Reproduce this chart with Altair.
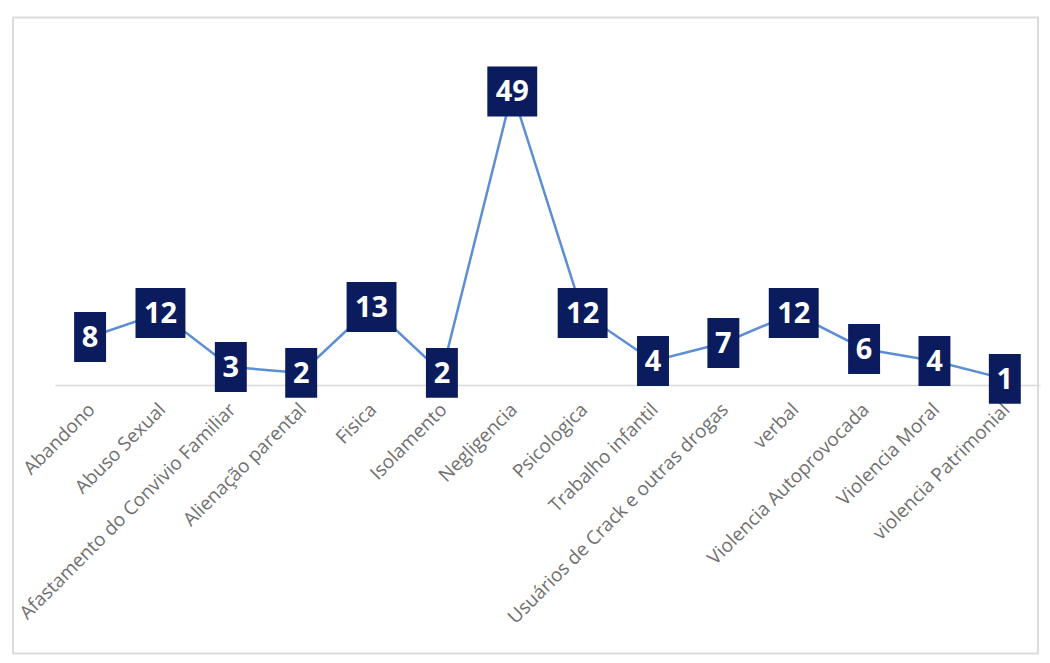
import altair as alt
import pandas as pd

categories = [
    "Abandono", "Abuso Sexual", "Afastamento do Convivio Familiar",
    "Alienação parental", "Fisica", "Isolamento", "Negligencia",
    "Psicologica", "Trabalho infantil", "Usuários de Crack e outras drogas",
    "verbal", "Violencia Autoprovocada", "Violencia Moral", "violencia Patrimonial",
]
values = [8, 12, 3, 2, 13, 2, 49, 12, 4, 7, 12, 6, 4, 1]

df = pd.DataFrame({"cat": categories, "v": values})
df["digits"] = df["v"].astype(str).str.len().astype(str)

NAVY = "#0b1c5e"
LINE = "#5b8ed2"

x_enc = alt.X("cat:N", sort=categories, scale=alt.Scale(type="point", padding=0.5),
              axis=alt.Axis(title=None, labelAngle=-45, labelAlign="right", labelBaseline="top",
                            labelFont="Open Sans", labelFontSize=19, labelColor="#707070",
                            labelPadding=15, labelOffset=-5, ticks=False, domainColor="#d9d9d9",
                            domainWidth=1.5, grid=False, labelLimit=400, labelOverlap=False))
y_enc = alt.Y("v:Q", scale=alt.Scale(domain=[0, 60]), axis=None)

frame = alt.Chart(pd.DataFrame({"a": [0]})).mark_rect(
    fillOpacity=0, stroke="#dcdcdc", strokeWidth=2
).encode(x=alt.value(-42), x2=alt.value(985), y=alt.value(-8), y2=alt.value(629))

line = alt.Chart(df).mark_line(color=LINE, strokeWidth=2.5).encode(x=x_enc, y=y_enc)

boxes = alt.Chart(df).mark_point(filled=True, opacity=1, color=NAVY, strokeWidth=0, size=2500).encode(
    x=x_enc, y=y_enc,
    shape=alt.Shape("digits:N", legend=None, scale=alt.Scale(
        domain=["1", "2"],
        range=["M-0.64,-1L0.64,-1L0.64,1L-0.64,1Z", "M-1,-1L1,-1L1,1L-1,1Z"])),
)

texts = alt.Chart(df).mark_text(color="white", font="Open Sans", fontWeight="bold",
                                fontSize=29, baseline="middle", dy=1).encode(
    x=x_enc, y=y_enc, text="v:Q")

chart = alt.layer(frame, line, boxes, texts).properties(
    width=987, height=360,
    autosize=alt.AutoSizeParams(type="none"),
    padding={"left": 47, "top": 17, "right": 2, "bottom": 270},
    background="white",
).configure_view(stroke=None)

chart.save("out.html", embed_options={"renderer": "svg", "actions": False})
-----
- The task:
Take the listing above and print it exactly, apart from the pictures.

- Response to this task:
Reproduce this chart with Altair.
import altair as alt
import pandas as pd

categories = [
    "Abandono", "Abuso Sexual", "Afastamento do Convivio Familiar",
    "Alienação parental", "Fisica", "Isolamento", "Negligencia",
    "Psicologica", "Trabalho infantil", "Usuários de Crack e outras drogas",
    "verbal", "Violencia Autoprovocada", "Violencia Moral", "violencia Patrimonial",
]
values = [8, 12, 3, 2, 13, 2, 49, 12, 4, 7, 12, 6, 4, 1]

df = pd.DataFrame({"cat": categories, "v": values})
df["digits"] = df["v"].astype(str).str.len().astype(str)

NAVY = "#0b1c5e"
LINE = "#5b8ed2"

x_enc = alt.X("cat:N", sort=categories, scale=alt.Scale(type="point", padding=0.5),
              axis=alt.Axis(title=None, labelAngle=-45, labelAlign="right", labelBaseline="top",
                            labelFont="Open Sans", labelFontSize=19, labelColor="#707070",
                            labelPadding=15, labelOffset=-5, ticks=False, domainColor="#d9d9d9",
                            domainWidth=1.5, grid=False, labelLimit=400, labelOverlap=False))
y_enc = alt.Y("v:Q", scale=alt.Scale(domain=[0, 60]), axis=None)

frame = alt.Chart(pd.DataFrame({"a": [0]})).mark_rect(
    fillOpacity=0, stroke="#dcdcdc", strokeWidth=2
).encode(x=alt.value(-42), x2=alt.value(985), y=alt.value(-8), y2=alt.value(629))

line = alt.Chart(df).mark_line(color=LINE, strokeWidth=2.5).encode(x=x_enc, y=y_enc)

boxes = alt.Chart(df).mark_point(filled=True, opacity=1, color=NAVY, strokeWidth=0, size=2500).encode(
    x=x_enc, y=y_enc,
    shape=alt.Shape("digits:N", legend=None, scale=alt.Scale(
        domain=["1", "2"],
        range=["M-0.64,-1L0.64,-1L0.64,1L-0.64,1Z", "M-1,-1L1,-1L1,1L-1,1Z"])),
)

texts = alt.Chart(df).mark_text(color="white", font="Open Sans", fontWeight="bold",
                                fontSize=29, baseline="middle", dy=1).encode(
    x=x_enc, y=y_enc, text="v:Q")

chart = alt.layer(frame, line, boxes, texts).properties(
    width=987, height=360,
    autosize=alt.AutoSizeParams(type="none"),
    padding={"left": 47, "top": 17, "right": 2, "bottom": 270},
    background="white",
).configure_view(stroke=None)

chart.save("out.html", embed_options={"renderer": "svg", "actions": False})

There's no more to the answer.